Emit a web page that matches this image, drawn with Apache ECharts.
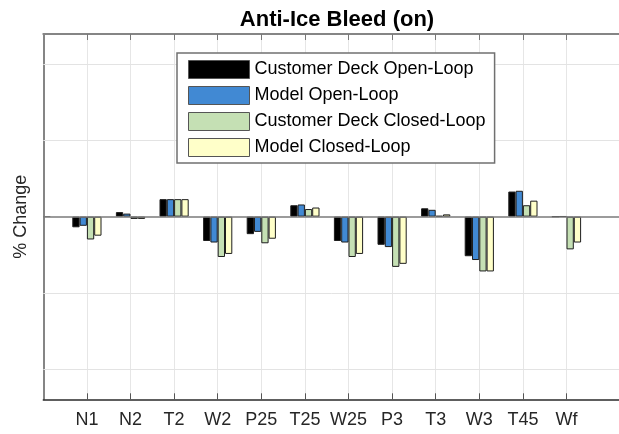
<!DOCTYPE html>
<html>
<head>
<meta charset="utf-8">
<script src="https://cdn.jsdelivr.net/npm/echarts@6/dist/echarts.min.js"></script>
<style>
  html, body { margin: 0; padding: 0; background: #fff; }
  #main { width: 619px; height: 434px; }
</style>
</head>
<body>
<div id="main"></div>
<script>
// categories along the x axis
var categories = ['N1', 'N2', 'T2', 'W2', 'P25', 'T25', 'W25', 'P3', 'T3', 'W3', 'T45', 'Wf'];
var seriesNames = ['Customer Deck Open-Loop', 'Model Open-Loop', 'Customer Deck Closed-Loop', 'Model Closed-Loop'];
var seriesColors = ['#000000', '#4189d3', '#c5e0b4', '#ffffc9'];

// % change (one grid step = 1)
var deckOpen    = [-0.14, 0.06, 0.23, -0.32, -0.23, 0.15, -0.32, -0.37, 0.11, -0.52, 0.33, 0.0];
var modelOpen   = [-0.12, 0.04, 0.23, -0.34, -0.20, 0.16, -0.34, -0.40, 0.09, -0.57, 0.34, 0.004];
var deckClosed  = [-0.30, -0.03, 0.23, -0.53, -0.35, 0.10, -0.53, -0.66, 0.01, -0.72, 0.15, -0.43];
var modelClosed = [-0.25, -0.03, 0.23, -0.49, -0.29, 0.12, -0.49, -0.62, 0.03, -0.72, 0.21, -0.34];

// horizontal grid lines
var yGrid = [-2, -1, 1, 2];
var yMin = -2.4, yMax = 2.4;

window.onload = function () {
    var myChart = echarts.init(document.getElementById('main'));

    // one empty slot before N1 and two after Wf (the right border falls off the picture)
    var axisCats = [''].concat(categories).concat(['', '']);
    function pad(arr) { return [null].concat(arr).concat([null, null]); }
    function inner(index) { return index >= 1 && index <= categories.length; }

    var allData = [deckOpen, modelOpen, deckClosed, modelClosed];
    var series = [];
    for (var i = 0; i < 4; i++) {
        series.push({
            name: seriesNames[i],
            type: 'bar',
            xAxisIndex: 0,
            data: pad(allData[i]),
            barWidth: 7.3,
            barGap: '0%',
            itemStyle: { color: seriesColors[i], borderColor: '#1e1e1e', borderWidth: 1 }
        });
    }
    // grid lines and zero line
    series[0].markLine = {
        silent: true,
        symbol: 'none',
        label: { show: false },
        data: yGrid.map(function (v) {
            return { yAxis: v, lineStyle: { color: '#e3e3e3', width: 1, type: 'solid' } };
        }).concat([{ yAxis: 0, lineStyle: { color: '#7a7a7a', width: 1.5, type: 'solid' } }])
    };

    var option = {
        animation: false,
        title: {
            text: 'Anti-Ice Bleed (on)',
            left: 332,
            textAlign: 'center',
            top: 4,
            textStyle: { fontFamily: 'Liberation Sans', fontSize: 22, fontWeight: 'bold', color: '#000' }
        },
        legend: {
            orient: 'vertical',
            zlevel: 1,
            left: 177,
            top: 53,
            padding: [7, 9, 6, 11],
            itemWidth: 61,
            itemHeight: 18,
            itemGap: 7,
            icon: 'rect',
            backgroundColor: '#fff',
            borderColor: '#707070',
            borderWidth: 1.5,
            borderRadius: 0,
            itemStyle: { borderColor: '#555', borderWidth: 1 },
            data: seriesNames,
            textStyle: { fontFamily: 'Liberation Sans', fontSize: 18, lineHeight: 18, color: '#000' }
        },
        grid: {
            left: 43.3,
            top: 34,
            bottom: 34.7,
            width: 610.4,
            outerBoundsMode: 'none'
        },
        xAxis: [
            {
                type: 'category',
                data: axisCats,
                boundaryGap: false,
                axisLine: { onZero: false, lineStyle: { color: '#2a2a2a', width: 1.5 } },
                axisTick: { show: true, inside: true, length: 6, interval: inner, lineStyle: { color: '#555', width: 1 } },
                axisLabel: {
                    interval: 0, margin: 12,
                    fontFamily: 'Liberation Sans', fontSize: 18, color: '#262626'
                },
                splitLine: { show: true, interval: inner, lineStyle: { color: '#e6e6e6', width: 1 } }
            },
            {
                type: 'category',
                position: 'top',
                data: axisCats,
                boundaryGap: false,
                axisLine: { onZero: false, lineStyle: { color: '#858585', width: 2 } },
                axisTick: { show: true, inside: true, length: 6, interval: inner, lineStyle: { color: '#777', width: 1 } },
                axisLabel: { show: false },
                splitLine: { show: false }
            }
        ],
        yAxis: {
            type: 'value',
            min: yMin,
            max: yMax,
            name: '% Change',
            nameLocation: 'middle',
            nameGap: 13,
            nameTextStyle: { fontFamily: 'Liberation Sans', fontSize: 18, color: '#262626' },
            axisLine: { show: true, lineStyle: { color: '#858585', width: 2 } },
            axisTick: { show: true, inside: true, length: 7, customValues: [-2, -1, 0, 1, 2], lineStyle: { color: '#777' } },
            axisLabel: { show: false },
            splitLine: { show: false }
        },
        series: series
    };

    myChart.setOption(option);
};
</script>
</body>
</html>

:::

| To be done |
Without the pictures, retype the whole of the material above exactly.

| The solution |
Emit a web page that matches this image, drawn with Apache ECharts.
<!DOCTYPE html>
<html>
<head>
<meta charset="utf-8">
<script src="https://cdn.jsdelivr.net/npm/echarts@6/dist/echarts.min.js"></script>
<style>
  html, body { margin: 0; padding: 0; background: #fff; }
  #main { width: 619px; height: 434px; }
</style>
</head>
<body>
<div id="main"></div>
<script>
// categories along the x axis
var categories = ['N1', 'N2', 'T2', 'W2', 'P25', 'T25', 'W25', 'P3', 'T3', 'W3', 'T45', 'Wf'];
var seriesNames = ['Customer Deck Open-Loop', 'Model Open-Loop', 'Customer Deck Closed-Loop', 'Model Closed-Loop'];
var seriesColors = ['#000000', '#4189d3', '#c5e0b4', '#ffffc9'];

// % change (one grid step = 1)
var deckOpen    = [-0.14, 0.06, 0.23, -0.32, -0.23, 0.15, -0.32, -0.37, 0.11, -0.52, 0.33, 0.0];
var modelOpen   = [-0.12, 0.04, 0.23, -0.34, -0.20, 0.16, -0.34, -0.40, 0.09, -0.57, 0.34, 0.004];
var deckClosed  = [-0.30, -0.03, 0.23, -0.53, -0.35, 0.10, -0.53, -0.66, 0.01, -0.72, 0.15, -0.43];
var modelClosed = [-0.25, -0.03, 0.23, -0.49, -0.29, 0.12, -0.49, -0.62, 0.03, -0.72, 0.21, -0.34];

// horizontal grid lines
var yGrid = [-2, -1, 1, 2];
var yMin = -2.4, yMax = 2.4;

window.onload = function () {
    var myChart = echarts.init(document.getElementById('main'));

    // one empty slot before N1 and two after Wf (the right border falls off the picture)
    var axisCats = [''].concat(categories).concat(['', '']);
    function pad(arr) { return [null].concat(arr).concat([null, null]); }
    function inner(index) { return index >= 1 && index <= categories.length; }

    var allData = [deckOpen, modelOpen, deckClosed, modelClosed];
    var series = [];
    for (var i = 0; i < 4; i++) {
        series.push({
            name: seriesNames[i],
            type: 'bar',
            xAxisIndex: 0,
            data: pad(allData[i]),
            barWidth: 7.3,
            barGap: '0%',
            itemStyle: { color: seriesColors[i], borderColor: '#1e1e1e', borderWidth: 1 }
        });
    }
    // grid lines and zero line
    series[0].markLine = {
        silent: true,
        symbol: 'none',
        label: { show: false },
        data: yGrid.map(function (v) {
            return { yAxis: v, lineStyle: { color: '#e3e3e3', width: 1, type: 'solid' } };
        }).concat([{ yAxis: 0, lineStyle: { color: '#7a7a7a', width: 1.5, type: 'solid' } }])
    };

    var option = {
        animation: false,
        title: {
            text: 'Anti-Ice Bleed (on)',
            left: 332,
            textAlign: 'center',
            top: 4,
            textStyle: { fontFamily: 'Liberation Sans', fontSize: 22, fontWeight: 'bold', color: '#000' }
        },
        legend: {
            orient: 'vertical',
            zlevel: 1,
            left: 177,
            top: 53,
            padding: [7, 9, 6, 11],
            itemWidth: 61,
            itemHeight: 18,
            itemGap: 7,
            icon: 'rect',
            backgroundColor: '#fff',
            borderColor: '#707070',
            borderWidth: 1.5,
            borderRadius: 0,
            itemStyle: { borderColor: '#555', borderWidth: 1 },
            data: seriesNames,
            textStyle: { fontFamily: 'Liberation Sans', fontSize: 18, lineHeight: 18, color: '#000' }
        },
        grid: {
            left: 43.3,
            top: 34,
            bottom: 34.7,
            width: 610.4,
            outerBoundsMode: 'none'
        },
        xAxis: [
            {
                type: 'category',
                data: axisCats,
                boundaryGap: false,
                axisLine: { onZero: false, lineStyle: { color: '#2a2a2a', width: 1.5 } },
                axisTick: { show: true, inside: true, length: 6, interval: inner, lineStyle: { color: '#555', width: 1 } },
                axisLabel: {
                    interval: 0, margin: 12,
                    fontFamily: 'Liberation Sans', fontSize: 18, color: '#262626'
                },
                splitLine: { show: true, interval: inner, lineStyle: { color: '#e6e6e6', width: 1 } }
            },
            {
                type: 'category',
                position: 'top',
                data: axisCats,
                boundaryGap: false,
                axisLine: { onZero: false, lineStyle: { color: '#858585', width: 2 } },
                axisTick: { show: true, inside: true, length: 6, interval: inner, lineStyle: { color: '#777', width: 1 } },
                axisLabel: { show: false },
                splitLine: { show: false }
            }
        ],
        yAxis: {
            type: 'value',
            min: yMin,
            max: yMax,
            name: '% Change',
            nameLocation: 'middle',
            nameGap: 13,
            nameTextStyle: { fontFamily: 'Liberation Sans', fontSize: 18, color: '#262626' },
            axisLine: { show: true, lineStyle: { color: '#858585', width: 2 } },
            axisTick: { show: true, inside: true, length: 7, customValues: [-2, -1, 0, 1, 2], lineStyle: { color: '#777' } },
            axisLabel: { show: false },
            splitLine: { show: false }
        },
        series: series
    };

    myChart.setOption(option);
};
</script>
</body>
</html>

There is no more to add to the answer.